Wednesday, June 22, 2011

I THINK I CAN...

IT'S TIME FOR ME TO DO STUFF FOR ME NO MORE OF ASKING OR TRYING TO PLEASE MY HUSBAND. I WONT BE PUTTING MYSELF THUR THIS AGAIN. IT HAS BEEN CRAZY LIFE FOR ME SO FAR. BUT NOW I GO TO WALMART TOMORROW, IT WILL BE FRESH NEW START THAT I NEED. START SAVING UP MONEY AND START BUYING ME STUFF LIKE CLOTHES MAKEUP SHOES BOOK ETC TIME TO START PAPERING MYSELF MY MARRIAGE IS OK, IT HAS IT WEEKENDS WERE RONALD CANT STAND ME, BUT YOU KNOW WHAT  I THINK WHAT MARRIAGE DONT HAVE ITS UP AND DOWNS. RIGHT NOW I WOULD SAY WERE ARE IN A DOWN PERIOD. BUT I FIGURE HEY I LOSE WEIGHT HAVE SOME MONEY . THEN HE WILL FINALLY SAY DAMN BABY YOU ARE BEAUTIFUL. GRR I GET SO MAD WHEN I SEE THESE COUPLES HOLDING HANDS OR HAPPY AND I WOUNDER DOES RONALD SEE THAT DOESNT HE KNOW I WANT THAT TO. DONT HE KNOW I NEED TO HEAR BABY YOU ARE BEAUTIFUL. I TELL YOU SOMEONE TOLD ONCE YOU GET MARRIED EVERYTHING GOES DOWN THE DRAIN... WELL GUESS WHAT IT HAS, BUT YOU KNOW WHAT I WILL BE OK, I HAVE FRIENDS WHO WILL TELL ME I AM BEAUTIFUL OR TELL ME HEY YOU SHOULD DO THIS. THAT IS FINE. I DONT WANT PEOPLE HATING ON RONALD OR PIST OFF, THAT IS WHO HE IS AND I CANT CHANGE HIM. BUT I AM SUPER GLAD I GOT A JOB AND NOW ITS MY TIME FOR ME!!!!

Tuesday, June 21, 2011

IT'S GETTING CLOSE

i just got the phone call Orientation and i cant wait its Thursday at 8:30 am till 4 or 5 :) i cant wait



this is will be the fresh start that i know my hubby and i need. keep your prayer open wide for me.

Saturday, June 18, 2011

HAPPY Father's Day!!!

HEY EVERYONE I JUST WANTED TO WISH ALL THE DADS OUT THERE A HAPPY FATHERS DAY. THIS FATHERS DAY I HAVE DECIDED NOT TO CELEBRATE FOR ONE DUMB SAD REASON I DON'T HAVE MY DAD, ITS HARD FOR ME I TOOK IT OUT OF MY MIND JUNE 19 I AM HEARTBROKEN AND SAD I HIDE IT FROM EVERYONE MY LIFE HAS BEEN TURNED UP SIDE DOWN AND IT WONT BE THE SAME. I DON'T MY BEST FRIEND ANYMORE OR SOMEONE TO CALL WHEN MOM IS BUSY OR I AM HAVING A BAD DAY I DON'T HAVE THE EXCITEMENT WHEN THE PHONE RINGS AND HE ASK RONALD TO O SOMETHING FOR HIM, I DON'T HAVE SOMEONE TELLING ME STORY'S OR JUST HIS SMELL OR HIS LAUGH OR HIS HUG. I DON'T GET NONE OF THOSE BACK AND THAT IS SO HARD. I FEEL LIKE I AM LOSING EVERYTHING AROUND AND NOTHING IS RIGHT ANYMORE. I JUST WISH HE WOULD GIVE ME A SIGN OR I CAN JUST HAVE A HUG. OR JUST HEAR FROM MY HUSBAND BABY YOU ARE BEAUTIFUL TODAY I LOVE YOU. JUST THE LITTLE STUFF GET TO ME NOW. I CANT HELP IT. BUT TOMORROW I AM GOING TO MY MOMS AND WE ARE GOING TO GO SWIMMING AND JUST HAVE FUN. SO EVERYONE THAT READS THIS PLEASE HUG YOUR DADS LOVE THEM CHERISH THE MOMENTS YOU HAVE WITH THEM YOU WONT KNOW WHEN THERE TIME IS UP.

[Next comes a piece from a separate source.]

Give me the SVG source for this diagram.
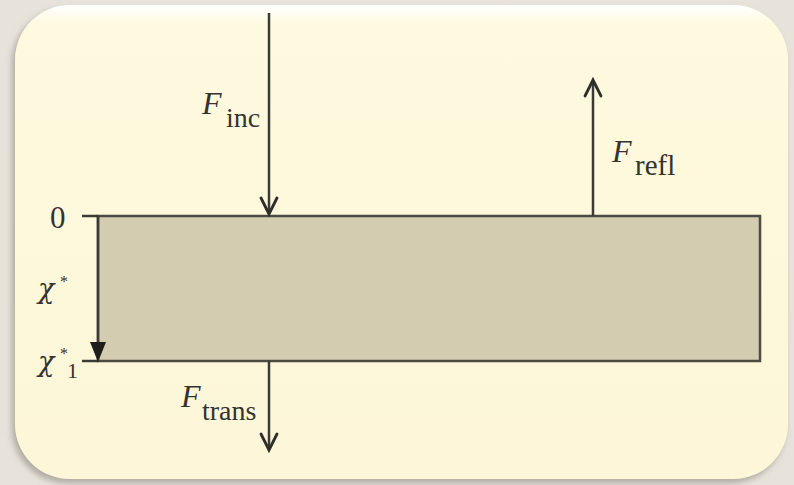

HERE ARE SOME PHOTOS I HAD ON MY COMPUTER OF MY DAD ENJOY!! WE ALL LOVE AND MISS YOU DADDY















Monday, June 6, 2011

Loser :(


i am having one of those days. i feel like crap and i feel like the worst wife in the world.i have a job that i like that is to easy for me. but all the do is take money from you, and i dont want to work for people like . and now i am on the search for a new job and this family video store is hiring and i put in a application fast.so hopefully they will call me i could really use a job. so please keep big prayers out for me. & on top of everything ronald could go on strike and that isnt good for me and him at all. so i want the best for him i want him happy and feel safe for us but i dont think he ever will i just have a feeling that he will always have bad thought.s in his head.